Essentially all electronic systems require a nonvarying supply voltage (or current), that is, a dc voltage (or dc current). On the other hand, the electric power supplied by utilities is characterized by an alternating voltage and current having a sinusoidal time dependence. In North America, a frequency of 60 Hz is common, whereas 50 Hz is used in most other areas of the world. Utility potentials depend on the usage: residential service is 120 V (rms) in North America, whereas 220–240 V is common for residential service elsewhere.
A semiconductor junction diode allows a current in only one direction; its reverse-biased current is negligibly small and can be ignored for nearly all applications. Hence, a diode may be used to convert an alternating source of current to a current with a single direction – a process generally referred to as rectification. For many electronic applications it is also necessary to transform the utility voltage to a desired voltage using an iron-core transformer.

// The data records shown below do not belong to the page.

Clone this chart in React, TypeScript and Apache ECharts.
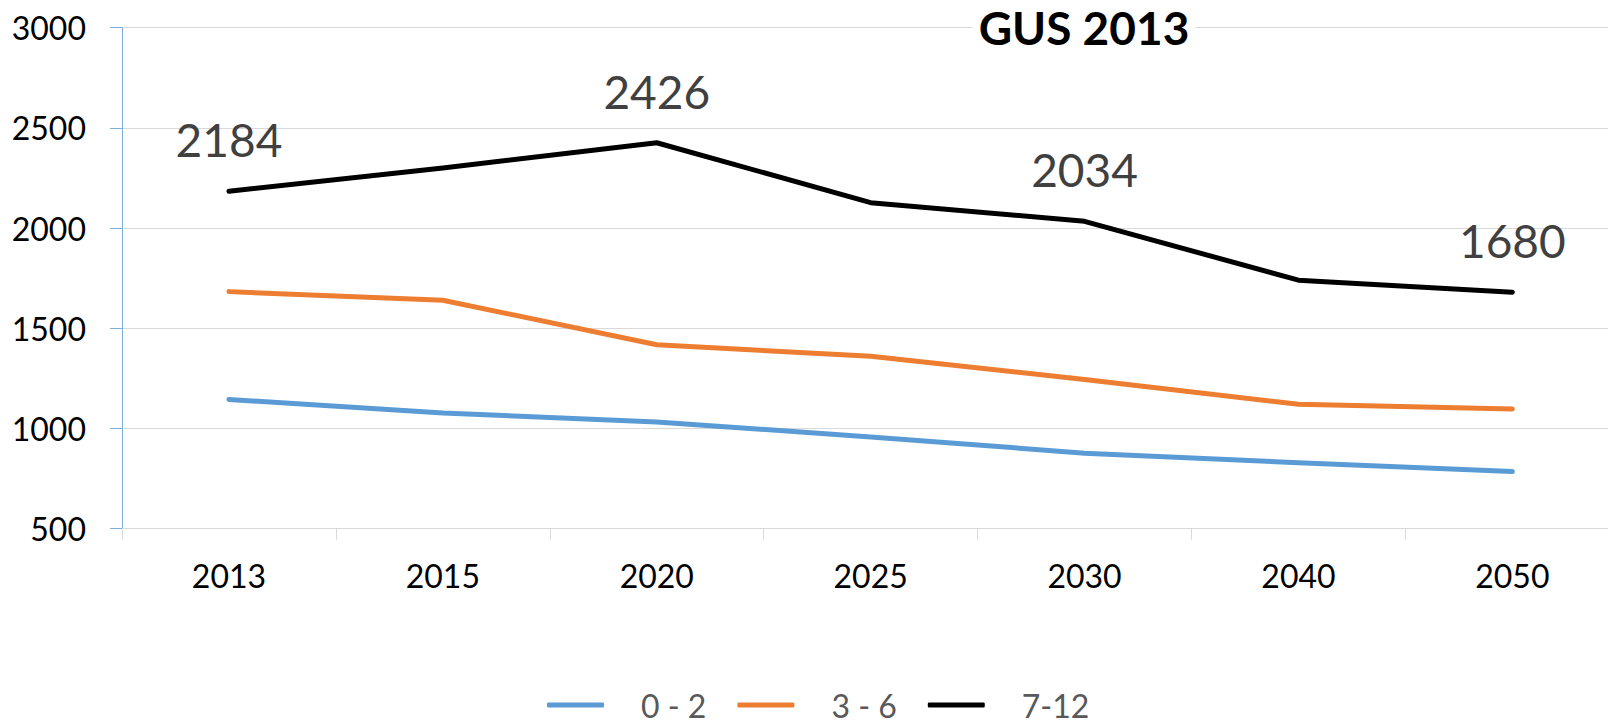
import React, { useEffect, useRef } from "react";
import * as echarts from "echarts";

const years = ["2013", "2015", "2020", "2025", "2030", "2040", "2050"];
const age0to2 = [1145, 1077, 1033, 958, 877, 829, 785];
const age3to6 = [1683, 1640, 1418, 1360, 1245, 1121, 1097];
const age7to12 = [2184, 2300, 2426, 2127, 2034, 1740, 1680];
const labelledYears = ["2013", "2020", "2030", "2050"];
const yTicks = { min: 500, max: 3000, step: 500 };
const titleText = "GUS 2013";
const seriesNames = ["0 - 2", "3 - 6", "7-12"];

const FONT = "Lato";

export default function App() {
  const ref = useRef<HTMLDivElement>(null);
  useEffect(() => {
    document.body.style.margin = "0";
    if (!ref.current) return;
    const chart = echarts.init(ref.current, undefined, { renderer: "svg" });
    const colors = ["#5B9BD5", "#ED7D31", "#000000"];
    const datasets = [age0to2, age3to6, age7to12];
    chart.setOption({
      animation: false,
      backgroundColor: "#ffffff",
      textStyle: { fontFamily: FONT },
      title: {
        text: titleText,
        left: 1078,
        top: 4,
        textAlign: "center",
        padding: [0, 6, 0, 6],
        backgroundColor: "#ffffff",
        textStyle: { fontFamily: FONT, fontSize: 46, fontWeight: "bold", color: "#000000" },
        z: 10,
      },
      legend: {
        left: 542,
        top: 684,
        itemWidth: 57,
        itemHeight: 5,
        itemGap: 31,
        icon: "roundRect",
        data: seriesNames,
        textStyle: {
          fontFamily: FONT,
          fontSize: 32,
          color: "#595959",
          padding: [0, 0, 0, 32],
        },
      },
      grid: {
        left: 122,
        top: 27.7,
        right: -11.3,
        bottom: 194.3,
        containLabel: false,
        outerBoundsMode: "none",
      },
      xAxis: {
        type: "category",
        data: years,
        boundaryGap: true,
        axisLine: { show: true, lineStyle: { color: "#D9D9D9", width: 1 } },
        axisTick: { show: true, length: 11, lineStyle: { color: "#D9D9D9", width: 1 } },
        axisLabel: { fontFamily: FONT, fontSize: 32, color: "#000000", margin: 31 },
        splitLine: { show: false },
      },
      yAxis: {
        type: "value",
        min: yTicks.min,
        max: yTicks.max,
        interval: yTicks.step,
        axisLine: { show: true, lineStyle: { color: "#7DAEE0", width: 1 } },
        axisTick: { show: true, length: 12, lineStyle: { color: "#7DAEE0", width: 1 } },
        axisLabel: {
          fontFamily: FONT,
          fontSize: 32,
          color: "#000000",
          margin: 36,
          formatter: (v: number) => String(v),
        },
        splitLine: { show: true, lineStyle: { color: "#D9D9D9", width: 1 } },
      },
      series: seriesNames.map((name, si) => ({
        name,
        type: "line",
        color: colors[si],
        data: datasets[si].map((v, i) => {
          const labelled = si === 2 && labelledYears.includes(years[i]);
          return {
            value: v,
            label: {
              show: labelled,
              position: "top",
              distance: 28,
              fontFamily: FONT,
              fontSize: 46,
              color: "#404040",
            },
          };
        }),
        symbol: "circle",
        symbolSize: 1,
        showSymbol: true,
        itemStyle: { color: colors[si] },
        lineStyle: { color: colors[si], width: 5, cap: "round", join: "round" },
        z: 3 + si,
      })),
    });
    return () => chart.dispose();
  }, []);
  return <div ref={ref} style={{ width: 1608, height: 723 }} />;
}
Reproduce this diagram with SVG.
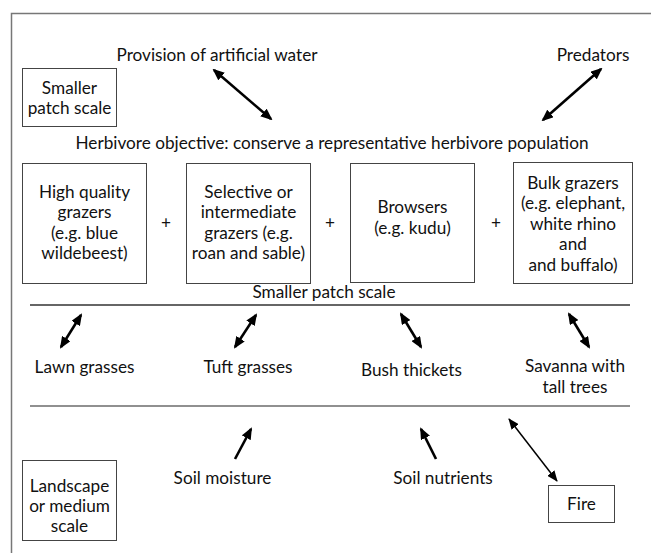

The resistor RL of the power supply of Figure 6.1 represents the load to which electrical power is to be supplied. The secondary voltage of the transformer vTrans(t) is rectified by the diode, resulting in a load voltage vLoad(t) that has a single polarity. The load current vLoad(t)/RL also has a single polarity.
The usefulness of the supply shown in Figure 6.1 is very limited because the load voltage is zero for a significant portion of each period of the input voltage.